For if the alliance has been snapped, it is going to be Shiv Sena’s loss. As it is, the Sena is no longer the force it was once was. From a party driven by a Hindu agenda, it has now become a local party professing to cater to the Marathi constituency. Even there, its agenda is being hijacked by the Maharashtra Navnirman Sena (MNS) of Raj Thackeray. It is a measure of the political awareness of the people of Maharashtra that both these Sena’s are losing ground across the state. Their influence is now increasingly being limited to some pockets. MNS, despite the importance accorded to it by Karan Johar and Devendra Fadnavis in the Ae Dil Hai Mushkil controversy, is already a spent force. Only its ability to cause disruption through unruly cadres remains but that is commonplace now (refer to the Rajput Karni Sena and the attack on Padmavati sets). Shiv Sena, on the other hand, is fast descending into a position where it cannot even hope to play kingmaker, let alone rule.

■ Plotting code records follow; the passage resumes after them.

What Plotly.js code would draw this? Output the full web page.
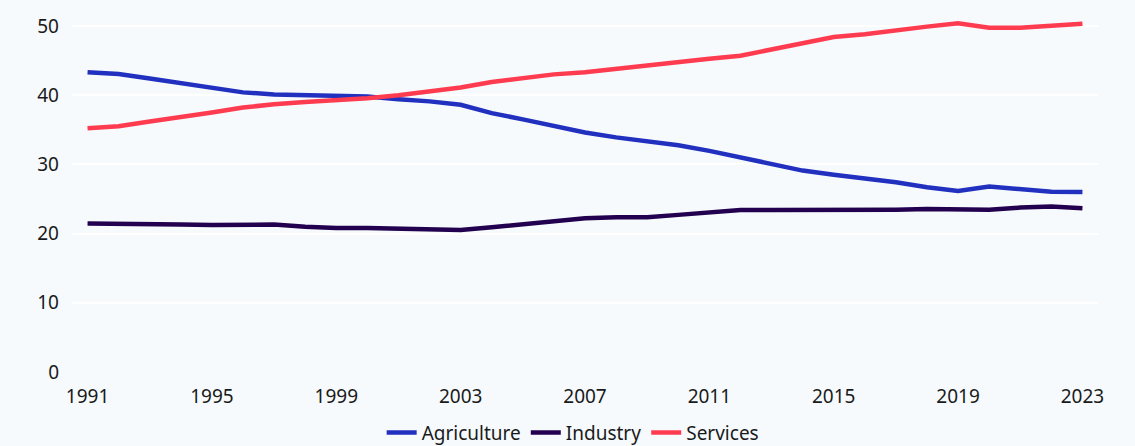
<!DOCTYPE html>
<html>
<head>
<meta charset="utf-8">
<script src="https://cdn.plot.ly/plotly-3.0.1.min.js"></script>
<style>
  html, body { margin: 0; padding: 0; background: #f6fafd; }
  #chart { width: 1135px; height: 446px; }
</style>
</head>
<body>
<div id="chart"></div>
<script>
const years = [1991,1992,1993,1994,1995,1996,1997,1998,1999,2000,2001,2002,2003,2004,2005,2006,2007,2008,2009,2010,2011,2012,2013,2014,2015,2016,2017,2018,2019,2020,2021,2022,2023];

const agriculture = [43.3,43.05,42.4,41.7,41.0,40.4,40.1,40.0,40.0,39.8,39.4,39.1,38.6,37.4,36.5,35.5,34.6,33.9,33.4,32.75,31.95,31.0,30.1,29.1,28.5,28.0,27.4,26.7,26.15,26.8,26.5,26.05,26.0];

const industry = [21.45,21.35,21.3,21.3,21.25,21.3,21.3,21.0,20.8,20.8,20.7,20.5,20.5,20.9,21.3,21.8,22.2,22.35,22.35,22.7,23.1,23.4,23.4,23.4,23.3,23.35,23.45,23.55,23.55,23.45,23.75,23.9,23.65];

const services = [35.2,35.5,36.2,36.8,37.5,38.2,38.7,39.0,39.2,39.55,40.0,40.6,41.1,41.9,42.4,43.0,43.3,43.8,44.4,44.75,45.25,45.7,46.6,47.5,48.4,48.8,49.4,49.9,50.4,49.75,49.75,50.1,50.3];

const xTicks = [1991,1995,1999,2003,2007,2011,2015,2019,2023];
const yTicks = [0,10,20,30,40,50];

const seriesNames = ['Agriculture','Industry','Services'];
const seriesColors = ['#2130bf','#22004f','#ff3b50'];
const seriesData = [agriculture, industry, services];

const traces = seriesData.map((vals, i) => ({
  type: 'scatter',
  mode: 'lines',
  x: years,
  y: vals,
  name: seriesNames[i],
  line: { color: seriesColors[i], width: 4.5 }
}));

const layout = {
  width: 1135,
  height: 446,
  paper_bgcolor: '#f6fafd',
  plot_bgcolor: '#f6fafd',
  font: { family: '"Noto Sans", sans-serif', size: 19, color: '#1a1a1a' },
  margin: { l: 72, r: 37, t: 19, b: 74, autoexpand: false },
  showlegend: true,
  legend: {
    orientation: 'h',
    xref: 'container',
    yref: 'container',
    x: 0.505,
    xanchor: 'center',
    y: 0.03,
    yanchor: 'middle',
    font: { size: 19, color: '#1a1a1a' },
    bgcolor: 'rgba(0,0,0,0)'
  },
  xaxis: {
    range: [1990.5, 2023.5],
    tickmode: 'array',
    tickvals: xTicks,
    ticktext: xTicks.map(String),
    showgrid: false,
    zeroline: false,
    showline: false,
    ticks: '',
    ticklabelstandoff: 11,
    tickfont: { size: 19, color: '#1a1a1a' }
  },
  yaxis: {
    range: [0, 51],
    tickmode: 'array',
    tickvals: yTicks,
    ticktext: yTicks.map(String),
    showgrid: true,
    gridcolor: '#ffffff',
    gridwidth: 2,
    zeroline: false,
    showline: false,
    ticks: '',
    ticklabelstandoff: 12,
    tickfont: { size: 19, color: '#1a1a1a' }
  }
};

Plotly.newPlot('chart', traces, layout, { displayModeBar: false, staticPlot: true });
</script>
</body>
</html>
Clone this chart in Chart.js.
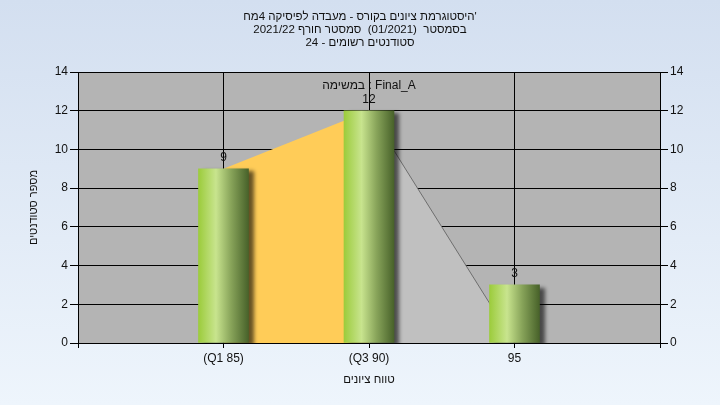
<!DOCTYPE html>
<html>
<head>
<meta charset="utf-8">
<script src="https://cdn.jsdelivr.net/npm/chart.js@4.4.1/dist/chart.umd.min.js"></script>
<style>
  html, body { margin: 0; padding: 0; }
  body { width: 720px; height: 405px; background: linear-gradient(to bottom, #d3dff0, #eef5fc); }
  canvas { display: block; }
</style>
</head>
<body>
<canvas id="grafica" width="720" height="405"></canvas>
<script>
// chart data
const categories = ['', '(Q1 85)', '(Q3 90)', '95', ''];
const counts = [null, 9, 12, 3, null];
const q1q3Area = [null, 9, 12, null, null];
const upperArea = [null, null, 12, 0, null];
const titleLines = [
    "היסטוגרמת ציונים בקורס - מעבדה לפיסיקה 4מח'",
    "בסמסטר  (01/2021)  סמסטר חורף 2021/22",
    "סטודנטים רשומים - 24"
];
const taskLabel = "במשימה : Final_A";
const xTitle = "טווח ציונים";
const yTitle = "מספר סטודנטים";

const fontFamily = "'Liberation Sans', Arial, 'DejaVu Sans', sans-serif";
const textColor = '#111111';

// green cylinder look for the bars
function barGradient(context) {
    const chart = context.chart;
    if (!chart.chartArea || context.dataIndex === undefined) return '#a0d040';
    const x = chart.scales.x.getPixelForValue(context.dataIndex);
    const g = chart.ctx.createLinearGradient(x - 25, 0, x + 25, 0);
    g.addColorStop(0, '#9ccc3c');
    g.addColorStop(0.35, '#c8e48e');
    g.addColorStop(0.65, '#88a45a');
    g.addColorStop(1, '#48622a');
    return g;
}

const plotBackground = {
    id: 'plotBackground',
    beforeDraw(chart) {
        const a = chart.chartArea;
        const ctx = chart.ctx;
        ctx.save();
        ctx.fillStyle = '#b4b4b4';
        ctx.fillRect(a.left, a.top, a.right - a.left, a.bottom - a.top);
        ctx.restore();
    }
};

const barShadow = {
    id: 'barShadow',
    beforeDatasetDraw(chart, args) {
        if (args.index !== 0) return;
        const ctx = chart.ctx;
        ctx.save();
        ctx.shadowColor = 'rgba(0,0,0,0.6)';
        ctx.shadowOffsetX = 5;
        ctx.shadowOffsetY = 3;
        ctx.shadowBlur = 4;
    },
    afterDatasetDraw(chart, args) {
        if (args.index !== 0) return;
        chart.ctx.restore();
    }
};

const valueLabels = {
    id: 'valueLabels',
    afterDatasetsDraw(chart) {
        const ctx = chart.ctx;
        const meta = chart.getDatasetMeta(0);
        ctx.save();
        ctx.font = '12px ' + fontFamily;
        ctx.fillStyle = textColor;
        ctx.textAlign = 'center';
        ctx.textBaseline = 'bottom';
        meta.data.forEach(function(el, i) {
            const v = counts[i];
            if (v === null) return;
            ctx.fillText(String(v), el.x, el.y - 5);
        });
        const a = chart.chartArea;
        ctx.textBaseline = 'middle';
        ctx.fillText(taskLabel, (a.left + a.right) / 2, a.top + 14);
        ctx.restore();
    }
};

const ctx = document.getElementById('grafica').getContext('2d');
const chart = new Chart(ctx, {
    type: 'bar',
    data: {
        labels: categories,
        datasets: [
            {
                label: 'counts',
                data: counts,
                backgroundColor: barGradient,
                borderWidth: 0,
                barThickness: 50,
                order: 0
            },
            {
                type: 'line',
                label: 'q1q3',
                data: q1q3Area,
                backgroundColor: '#ffcc58',
                borderWidth: 0,
                pointRadius: 0,
                fill: 'origin',
                tension: 0,
                order: 1
            },
            {
                type: 'line',
                label: 'upper',
                data: upperArea,
                backgroundColor: '#c0c0c0',
                borderColor: '#6e6e6e',
                borderWidth: 1,
                pointRadius: 0,
                fill: 'origin',
                tension: 0,
                order: 2
            }
        ]
    },
    options: {
        animation: false,
        responsive: false,
        maintainAspectRatio: false,
        layout: { padding: 0 },
        plugins: {
            legend: { display: false },
            tooltip: { enabled: false },
            title: {
                display: true,
                text: titleLines,
                color: textColor,
                font: { family: fontFamily, size: 11.5, weight: 'normal', lineHeight: '13px' },
                padding: { top: 10, bottom: 23 }
            }
        },
        scales: {
            x: {
                offset: false,
                grid: { offset: false, color: '#000000', tickLength: 5, lineWidth: 1 },
                border: { color: '#000000' },
                ticks: {
                    autoSkip: false,
                    maxRotation: 0,
                    padding: 3,
                    color: textColor,
                    font: { family: fontFamily, size: 12 }
                },
                title: {
                    display: true,
                    text: xTitle,
                    color: textColor,
                    font: { family: fontFamily, size: 11.5 },
                    padding: { top: 0, bottom: 18 }
                },
                afterFit: function(scale) { scale.height = 62; }
            },
            y: {
                position: 'left',
                min: 0,
                max: 14,
                ticks: {
                    stepSize: 2,
                    padding: 2,
                    color: textColor,
                    font: { family: fontFamily, size: 12 }
                },
                grid: { color: '#000000', tickLength: 8 },
                border: { color: '#000000' },
                title: {
                    display: true,
                    text: yTitle,
                    color: textColor,
                    font: { family: fontFamily, size: 11 },
                    padding: { top: 27, bottom: 0 }
                },
                afterFit: function(scale) { scale.width = 78; }
            },
            y1: {
                position: 'right',
                min: 0,
                max: 14,
                ticks: {
                    stepSize: 2,
                    padding: 2,
                    color: textColor,
                    font: { family: fontFamily, size: 12 }
                },
                grid: { drawOnChartArea: false, color: '#000000', tickLength: 8 },
                border: { color: '#000000' },
                afterFit: function(scale) { scale.width = 60; }
            }
        }
    },
    plugins: [plotBackground, barShadow, valueLabels]
});
</script>
</body>
</html>
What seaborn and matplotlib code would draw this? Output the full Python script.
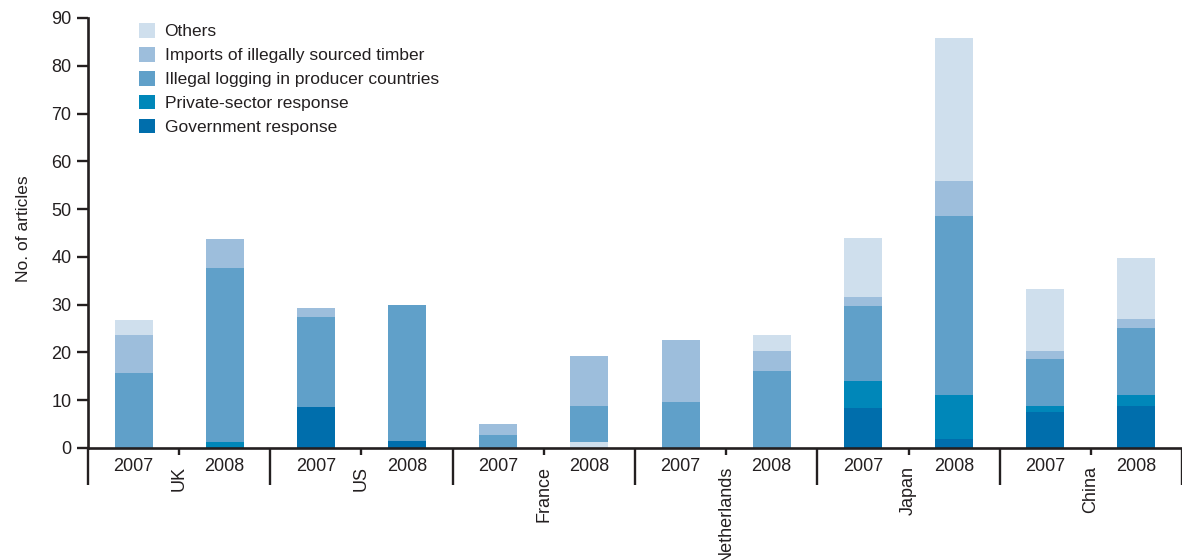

The BJP has ensured this by giving the Padma award to Pawar. Since it is ruling Maharashtra as the single largest party with inside support from the Sena, it must have had its eyes on the block of MLA’s of Pawar’s NCP in case things went awry with the Sena. The BJP has 122 MLA’s while the halfway mark in the assembly is 145. Sena has 63 with 14 ministers. NCP has 41. Now if the Sena withdraws support, with Pawar mollycoddled, the BJP can always bank on his support to continue ruling the state. At the Centre, the Sena doesn’t count at all. So for all practical purposes, it is the Sena that is going to lose. If the Sena is thinking that its alliance with a dominant partner like the BJP is threatening its existence and if it is feeling the need to chart a new course for itself after all these years, it will find it an extremely difficult task in the absence of charismatic leader like Bal Thackeray.